- _Given task_: Skip the pictures and quote all of the lines exactly.

-- START OF Provided material --

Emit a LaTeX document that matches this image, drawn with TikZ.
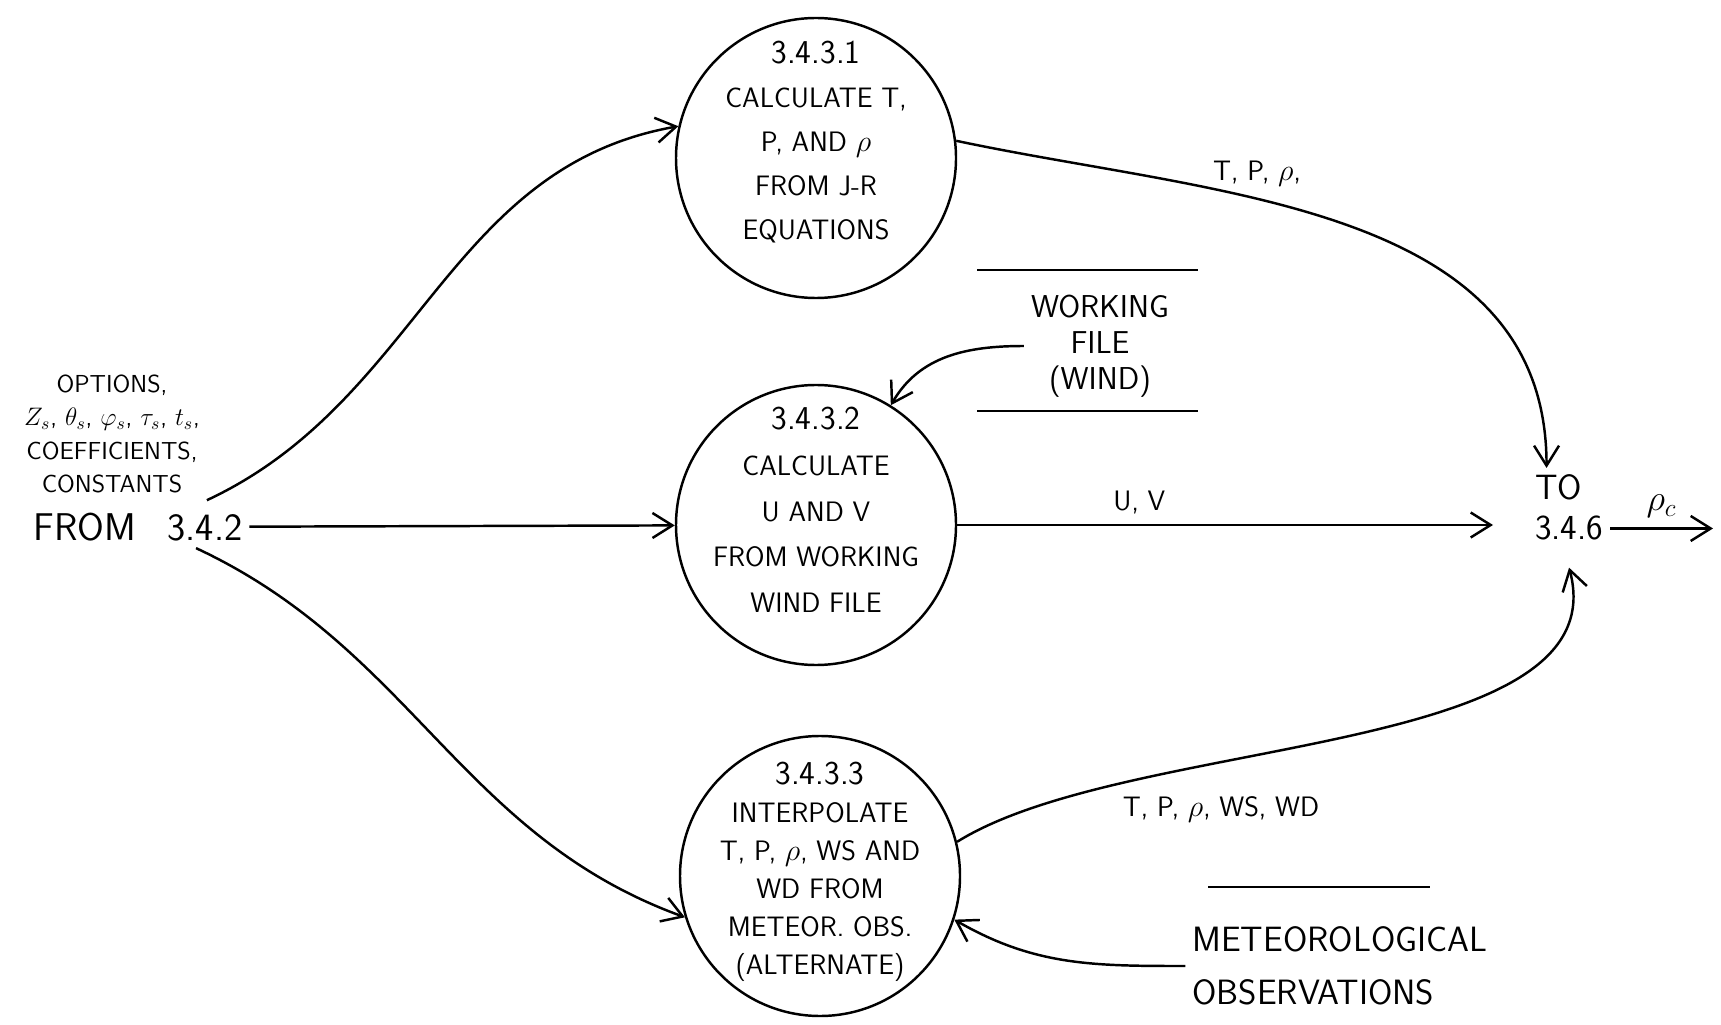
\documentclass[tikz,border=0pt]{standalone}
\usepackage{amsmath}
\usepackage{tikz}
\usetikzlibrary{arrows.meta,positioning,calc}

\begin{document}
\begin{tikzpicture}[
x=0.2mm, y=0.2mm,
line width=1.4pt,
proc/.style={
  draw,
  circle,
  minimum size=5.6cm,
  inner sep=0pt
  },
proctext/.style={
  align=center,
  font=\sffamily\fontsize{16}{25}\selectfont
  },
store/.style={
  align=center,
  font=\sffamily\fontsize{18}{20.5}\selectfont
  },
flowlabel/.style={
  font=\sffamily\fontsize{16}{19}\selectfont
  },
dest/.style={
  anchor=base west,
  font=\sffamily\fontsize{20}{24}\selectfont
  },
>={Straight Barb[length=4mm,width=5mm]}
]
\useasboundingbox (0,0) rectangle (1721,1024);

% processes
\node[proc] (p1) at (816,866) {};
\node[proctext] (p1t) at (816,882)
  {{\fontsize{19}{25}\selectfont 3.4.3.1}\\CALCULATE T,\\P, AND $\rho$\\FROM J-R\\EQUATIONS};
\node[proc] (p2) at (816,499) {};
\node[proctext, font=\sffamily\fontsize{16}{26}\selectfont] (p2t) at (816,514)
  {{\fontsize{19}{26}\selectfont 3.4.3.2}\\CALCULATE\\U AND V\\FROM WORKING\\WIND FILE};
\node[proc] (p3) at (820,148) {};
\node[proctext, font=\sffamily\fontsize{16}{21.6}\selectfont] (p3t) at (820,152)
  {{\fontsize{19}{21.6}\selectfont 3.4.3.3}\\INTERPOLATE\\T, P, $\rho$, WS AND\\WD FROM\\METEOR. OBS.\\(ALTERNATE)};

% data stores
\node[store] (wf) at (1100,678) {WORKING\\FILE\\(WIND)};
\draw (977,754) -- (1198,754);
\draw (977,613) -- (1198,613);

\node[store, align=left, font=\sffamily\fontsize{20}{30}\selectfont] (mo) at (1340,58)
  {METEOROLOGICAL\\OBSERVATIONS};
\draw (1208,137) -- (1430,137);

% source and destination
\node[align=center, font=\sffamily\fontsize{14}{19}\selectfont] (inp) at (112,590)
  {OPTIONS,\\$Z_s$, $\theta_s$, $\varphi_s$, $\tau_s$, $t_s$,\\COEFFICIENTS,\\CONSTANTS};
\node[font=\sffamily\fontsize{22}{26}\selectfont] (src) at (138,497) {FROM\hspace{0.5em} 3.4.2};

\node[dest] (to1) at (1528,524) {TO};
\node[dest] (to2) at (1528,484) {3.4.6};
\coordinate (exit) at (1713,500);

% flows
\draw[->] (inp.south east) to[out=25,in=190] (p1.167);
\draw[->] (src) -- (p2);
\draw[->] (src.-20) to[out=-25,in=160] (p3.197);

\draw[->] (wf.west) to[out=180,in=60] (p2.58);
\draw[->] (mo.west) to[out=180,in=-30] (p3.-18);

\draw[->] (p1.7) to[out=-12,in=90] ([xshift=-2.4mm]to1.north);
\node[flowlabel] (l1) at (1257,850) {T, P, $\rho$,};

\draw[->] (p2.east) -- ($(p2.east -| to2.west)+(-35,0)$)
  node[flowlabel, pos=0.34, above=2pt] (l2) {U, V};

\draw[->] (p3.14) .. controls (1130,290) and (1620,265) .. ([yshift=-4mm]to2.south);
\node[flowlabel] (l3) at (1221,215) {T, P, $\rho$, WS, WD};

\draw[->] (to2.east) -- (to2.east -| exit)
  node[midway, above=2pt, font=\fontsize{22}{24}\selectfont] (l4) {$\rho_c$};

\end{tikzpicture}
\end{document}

-- END OF Provided material --

- _Output_:
Emit a LaTeX document that matches this image, drawn with TikZ.
\documentclass[tikz,border=0pt]{standalone}
\usepackage{amsmath}
\usepackage{tikz}
\usetikzlibrary{arrows.meta,positioning,calc}

\begin{document}
\begin{tikzpicture}[
x=0.2mm, y=0.2mm,
line width=1.4pt,
proc/.style={
  draw,
  circle,
  minimum size=5.6cm,
  inner sep=0pt
  },
proctext/.style={
  align=center,
  font=\sffamily\fontsize{16}{25}\selectfont
  },
store/.style={
  align=center,
  font=\sffamily\fontsize{18}{20.5}\selectfont
  },
flowlabel/.style={
  font=\sffamily\fontsize{16}{19}\selectfont
  },
dest/.style={
  anchor=base west,
  font=\sffamily\fontsize{20}{24}\selectfont
  },
>={Straight Barb[length=4mm,width=5mm]}
]
\useasboundingbox (0,0) rectangle (1721,1024);

% processes
\node[proc] (p1) at (816,866) {};
\node[proctext] (p1t) at (816,882)
  {{\fontsize{19}{25}\selectfont 3.4.3.1}\\CALCULATE T,\\P, AND $\rho$\\FROM J-R\\EQUATIONS};
\node[proc] (p2) at (816,499) {};
\node[proctext, font=\sffamily\fontsize{16}{26}\selectfont] (p2t) at (816,514)
  {{\fontsize{19}{26}\selectfont 3.4.3.2}\\CALCULATE\\U AND V\\FROM WORKING\\WIND FILE};
\node[proc] (p3) at (820,148) {};
\node[proctext, font=\sffamily\fontsize{16}{21.6}\selectfont] (p3t) at (820,152)
  {{\fontsize{19}{21.6}\selectfont 3.4.3.3}\\INTERPOLATE\\T, P, $\rho$, WS AND\\WD FROM\\METEOR. OBS.\\(ALTERNATE)};

% data stores
\node[store] (wf) at (1100,678) {WORKING\\FILE\\(WIND)};
\draw (977,754) -- (1198,754);
\draw (977,613) -- (1198,613);

\node[store, align=left, font=\sffamily\fontsize{20}{30}\selectfont] (mo) at (1340,58)
  {METEOROLOGICAL\\OBSERVATIONS};
\draw (1208,137) -- (1430,137);

% source and destination
\node[align=center, font=\sffamily\fontsize{14}{19}\selectfont] (inp) at (112,590)
  {OPTIONS,\\$Z_s$, $\theta_s$, $\varphi_s$, $\tau_s$, $t_s$,\\COEFFICIENTS,\\CONSTANTS};
\node[font=\sffamily\fontsize{22}{26}\selectfont] (src) at (138,497) {FROM\hspace{0.5em} 3.4.2};

\node[dest] (to1) at (1528,524) {TO};
\node[dest] (to2) at (1528,484) {3.4.6};
\coordinate (exit) at (1713,500);

% flows
\draw[->] (inp.south east) to[out=25,in=190] (p1.167);
\draw[->] (src) -- (p2);
\draw[->] (src.-20) to[out=-25,in=160] (p3.197);

\draw[->] (wf.west) to[out=180,in=60] (p2.58);
\draw[->] (mo.west) to[out=180,in=-30] (p3.-18);

\draw[->] (p1.7) to[out=-12,in=90] ([xshift=-2.4mm]to1.north);
\node[flowlabel] (l1) at (1257,850) {T, P, $\rho$,};

\draw[->] (p2.east) -- ($(p2.east -| to2.west)+(-35,0)$)
  node[flowlabel, pos=0.34, above=2pt] (l2) {U, V};

\draw[->] (p3.14) .. controls (1130,290) and (1620,265) .. ([yshift=-4mm]to2.south);
\node[flowlabel] (l3) at (1221,215) {T, P, $\rho$, WS, WD};

\draw[->] (to2.east) -- (to2.east -| exit)
  node[midway, above=2pt, font=\fontsize{22}{24}\selectfont] (l4) {$\rho_c$};

\end{tikzpicture}
\end{document}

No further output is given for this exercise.